The previous week, Penn State was ranked third, and won at No. 5 Michigan, 31-24. It thereby jumped over Colorado and Nebraska to No. 1.

The following week, while the Nittany Lions were carving the Buckeyes, No. 3 Nebraska handled No. 2, in Lincoln, 24-7.

That was good enough to jump the Huskers to No. 1 for good.

None of this spot-jumping would matter given a circa 2024 12-team playoff, or in the four-team playoff system in place from 2014-2023.

Many citizens of Nittany Nation believe the week after Ohio State, when Penn State didn't beat Indiana badly enough (35-29, after a garbage-time rally by the Hoosiers in Bloomington) cost Penn State the natty.

It didn't. Penn State was No. 2 for good by that point. That Nebraska had labored past Wyoming 42-32 at home Oct. 1 was by then ancient history, apparently.

Both Penn State and Nebraska held serve the rest of the regular season, but could not play for the championship because of conference bowl ties, specifically the Rose Bowl's tie to the Big Ten and Pac-12 champs.

Penn State idled past Oregon 38-20 in the Rose, and Nebraska edged No. 3 Miami in an excellent Orange Bowl.

The '94 players, who gathered in State College Saturday, have no doubt what would have happened if they'd gotten to play Nebraska.

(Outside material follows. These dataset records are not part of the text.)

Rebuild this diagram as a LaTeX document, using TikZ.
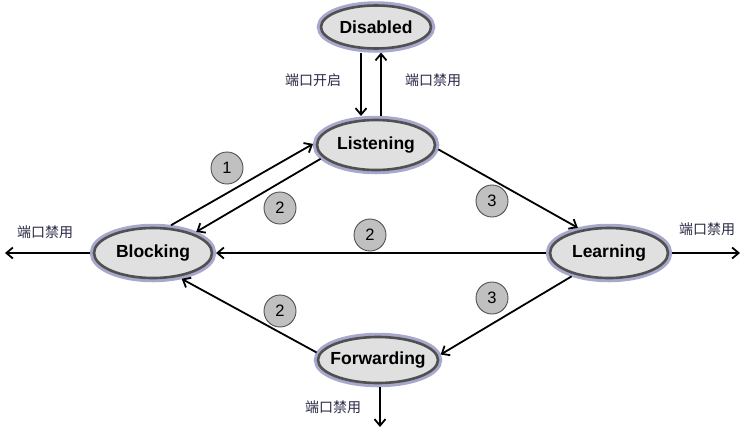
\documentclass[tikz,border=0pt]{standalone}
\usepackage{fontspec}
\setmainfont{Liberation Sans}
\newfontfamily\cjk{Noto Sans CJK SC}
\usetikzlibrary{shapes.geometric,arrows.meta,calc}
\definecolor{halo}{RGB}{168,168,204}
\definecolor{ring}{RGB}{80,80,80}
\definecolor{sfill}{RGB}{224,224,224}
\definecolor{cfill}{RGB}{192,192,192}
\definecolor{lbl}{RGB}{40,40,70}
\newcommand{\zw}[1]{\makebox[0pt]{#1}}
\tikzset{
  state/.style={ellipse, draw=ring, line width=2.6pt, fill=sfill,
    preaction={draw=halo, line width=8.5pt},
    minimum width=118pt, minimum height=50pt, inner sep=0pt, outer sep=4pt,
    font=\fontsize{17.5}{19}\selectfont\bfseries},
  num/.style={circle, draw=ring, line width=0.9pt, fill=cfill,
    minimum size=32pt, inner sep=0pt, font=\fontsize{16.5}{18}\selectfont},
  cn/.style={font=\cjk\fontsize{14}{16}\selectfont, text=lbl, inner sep=0pt},
  arr/.style={line width=1.8pt, -{Straight Barb[length=6.5pt,width=11pt,line width=1.8pt]}}
}
\begin{document}
\begin{tikzpicture}[x=1pt,y=-1pt]
\useasboundingbox (0,0) rectangle (741,429);
\node[state, minimum width=110pt, minimum height=43pt] (dis) at (376,27) {\zw{Disabled}};
\node[state] (lis) at (376,145) {\zw{Listening}};
\node[state] (blk) at (153,253) {\zw{Blocking}};
\node[state] (lrn) at (609,253) {\zw{Learning}};
\node[state, minimum width=120pt, minimum height=46pt] (fwd) at (378,360) {\zw{Forwarding}};

\draw[arr] ([xshift=-15pt]dis.south) -- ([xshift=-15pt]lis.north);
\draw[arr] ([xshift=5pt]lis.north) -- ([xshift=5pt]dis.south);
\node[cn] (l1) at (313,80) {端口开启};
\node[cn] (l2) at (433,80) {端口禁用};

\draw[arr] (blk.57) -- (lis.179);
\draw[arr] (lis.194) -- (blk.26);
\draw[arr] (lis.356) -- (lrn.141);
\draw[arr] (lrn.west) -- (blk.east);
\draw[arr] (lrn.212) -- (fwd.5);
\draw[arr] (fwd.173) -- (blk.318);

\coordinate (eL) at (5,253);
\coordinate (eR) at (740,253);
\coordinate (eD) at (380,427);
\draw[arr] (blk.west) -- (eL);
\draw[arr] (lrn.east) -- (eR);
\draw[arr] ([xshift=2pt]fwd.south) -- (eD);
\node[cn] (l3) at (45,232) {端口禁用};
\node[cn] (l4) at (707,229) {端口禁用};
\node[cn] (l5) at (333,407) {端口禁用};

\node[num] (n1) at (227,168) {1};
\node[num] (n2) at (280,208) {2};
\node[num] (n3) at (492,201) {3};
\node[num] (n4) at (370,235) {2};
\node[num] (n5) at (492,298) {3};
\node[num] (n6) at (280,311) {2};
\end{tikzpicture}
\end{document}
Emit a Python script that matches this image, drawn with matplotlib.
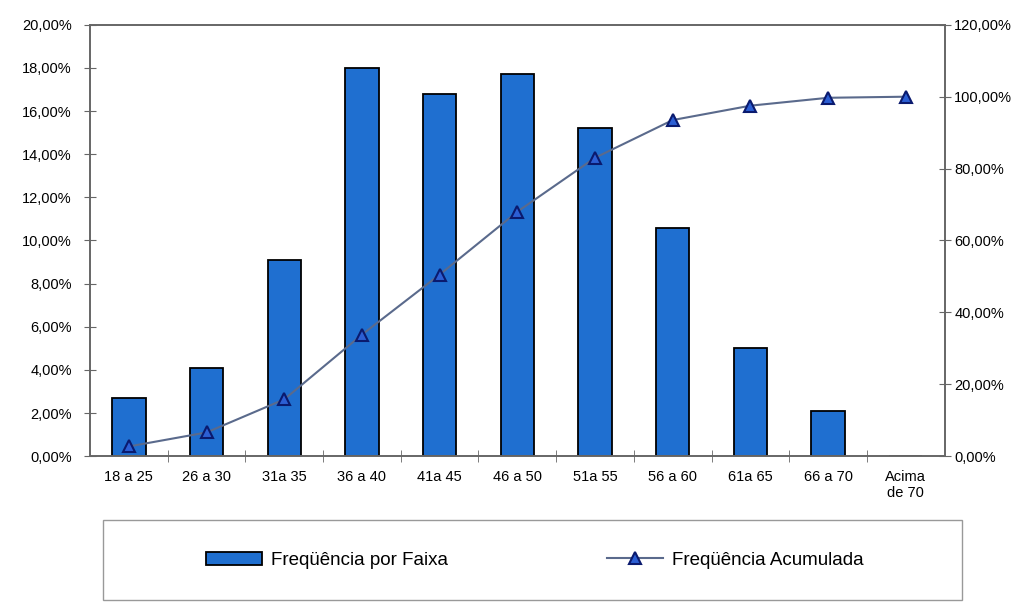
import matplotlib
matplotlib.use("Agg")
import matplotlib.pyplot as plt
from matplotlib.patches import Rectangle
from matplotlib.ticker import FuncFormatter

plt.rcParams['font.family'] = ['Liberation Sans', 'DejaVu Sans']

# dados
faixas = ['18 a 25', '26 a 30', '31a 35', '36 a 40', '41a 45', '46 a 50',
          '51a 55', '56 a 60', '61a 65', '66 a 70', 'Acima\nde 70']
freq_faixa = [2.7, 4.1, 9.1, 18.0, 16.8, 17.7, 15.2, 10.6, 5.0, 2.1, 0.0]
freq_acum = [2.7, 6.6, 15.8, 33.8, 50.5, 68.0, 83.0, 93.5, 97.5, 99.7, 100.0]

bar_color = '#1f6fd0'
line_color = '#5a6a8c'
marker_face = '#2c5fd4'
marker_edge = '#0a1a6e'

def pct(v, pos):
    return f"{v:.2f}%".replace('.', ',')

fig = plt.figure(figsize=(10.26, 6.05), dpi=100)
ax = fig.add_axes([0.0877, 0.246, 0.833, 0.713])
ax2 = ax.twinx()

x = list(range(len(faixas)))
bars = ax.bar(x, freq_faixa, width=0.43, color=bar_color, edgecolor='black',
              linewidth=1.3, label='Freqüência por Faixa', zorder=2)
line, = ax2.plot(x, freq_acum, color=line_color, lw=1.5, marker='^', ms=8,
                 mfc=marker_face, mec=marker_edge, mew=1.5,
                 label='Freqüência Acumulada', zorder=3)

ax.set_xlim(-0.5, len(faixas) - 0.5)
ax.set_ylim(0, 20)
ax.set_yticks(range(0, 21, 2))
ax.yaxis.set_major_formatter(FuncFormatter(pct))
ax2.set_ylim(0, 120)
ax2.set_yticks(range(0, 121, 20))
ax2.yaxis.set_major_formatter(FuncFormatter(pct))

ax.set_xticks(x)
ax.set_xticklabels(faixas, fontsize=10.5)
ax.set_xticks([i + 0.5 for i in x[:-1]], minor=True)
ax.tick_params(axis='x', which='major', length=0, pad=10)
ax.tick_params(axis='x', which='minor', direction='inout', length=8, color='#666666')
ax.tick_params(axis='y', direction='inout', length=8, color='#666666', labelsize=10.5, pad=9)
ax2.tick_params(axis='y', direction='inout', length=8, color='#666666', labelsize=10.5, pad=3)

for a in (ax, ax2):
    for s in a.spines.values():
        s.set_color('#666666')
        s.set_linewidth(1.2)

# caixa da legenda
fig.patches.append(Rectangle((0.1004, 0.0083), 0.837, 0.132, transform=fig.transFigure,
                             fill=False, edgecolor='#999999', linewidth=1.0))
fig.legend(handles=[bars, line], loc='center', ncol=2,
           bbox_to_anchor=(0.521, 0.074), frameon=False, fontsize=13.5,
           handlelength=3.0, handletextpad=0.45, columnspacing=8.5)

fig.savefig('out.png', dpi=100, facecolor='white')
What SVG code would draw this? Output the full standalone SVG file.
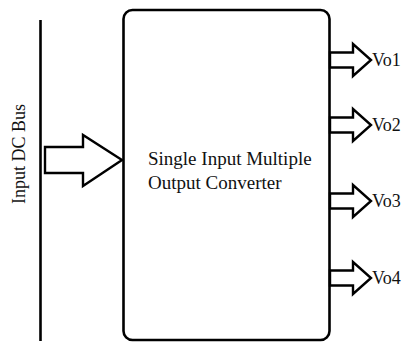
<svg xmlns="http://www.w3.org/2000/svg" width="408" height="343" viewBox="0 0 408 343">
  <style>
    .ln { fill: none; stroke: #000; stroke-width: 2.6; }
    .arrow { fill: #fff; stroke: #000; stroke-width: 2.4; stroke-linejoin: miter; }
    .txt { font-family: "Liberation Serif", "Times New Roman", serif; fill: #111; }
    .vo { font-size: 18px; }
  </style>

  <!-- input DC bus -->
  <g id="bus">
    <line class="ln" x1="40.5" y1="20" x2="40.5" y2="341" stroke-width="3"/>
    <text class="txt" font-size="18" transform="translate(25,154) rotate(-90)" text-anchor="middle" fill="#1c2440">Input DC Bus</text>
  </g>

  <!-- converter block -->
  <g id="converter">
    <rect class="ln" x="123.5" y="10" width="206" height="330" rx="9" ry="9"/>
    <text class="txt" font-size="19" x="148" y="165">Single Input Multiple</text>
    <text class="txt" font-size="19" x="148" y="189">Output Converter</text>
  </g>

  <!-- power flow arrows -->
  <g id="connectors">
    <polygon class="arrow" points="45,147 83,147 83,135 122,160 83,186 83,173 45,173"/>
    <polygon class="arrow" points="330,52.5 353,52.5 353,44 371,60 353,76 353,67.5 330,67.5"/>
    <polygon class="arrow" points="330,117.5 353,117.5 353,109 371,125 353,141 353,132.5 330,132.5"/>
    <polygon class="arrow" points="330,193.5 353,193.5 353,185 371,201 353,217 353,208.5 330,208.5"/>
    <polygon class="arrow" points="330,270.5 353,270.5 353,262 371,278 353,294 353,285.5 330,285.5"/>
  </g>

  <g id="out1"><text class="txt vo" x="372" y="66">Vo1</text></g>
  <g id="out2"><text class="txt vo" x="372" y="131">Vo2</text></g>
  <g id="out3"><text class="txt vo" x="372" y="207">Vo3</text></g>
  <g id="out4"><text class="txt vo" x="372" y="284">Vo4</text></g>
</svg>
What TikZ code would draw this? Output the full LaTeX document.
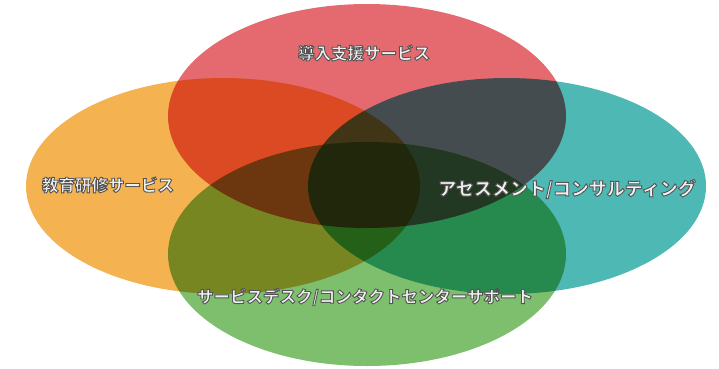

"I'm confident we would have found a way - I think we'd have scored somewhere in the area of 31 points, and they might have gotten in the 20s,'' Brady mused. "I've been around some of those (Nebraska) guys over the years, and, of course, they have no doubt the other way.''

Keith, "Goon,'' Conlin, an offensive linemen on that team, is even more confident.

"If we would have had to score 150 to beat somebody, we would have,'' he said last week.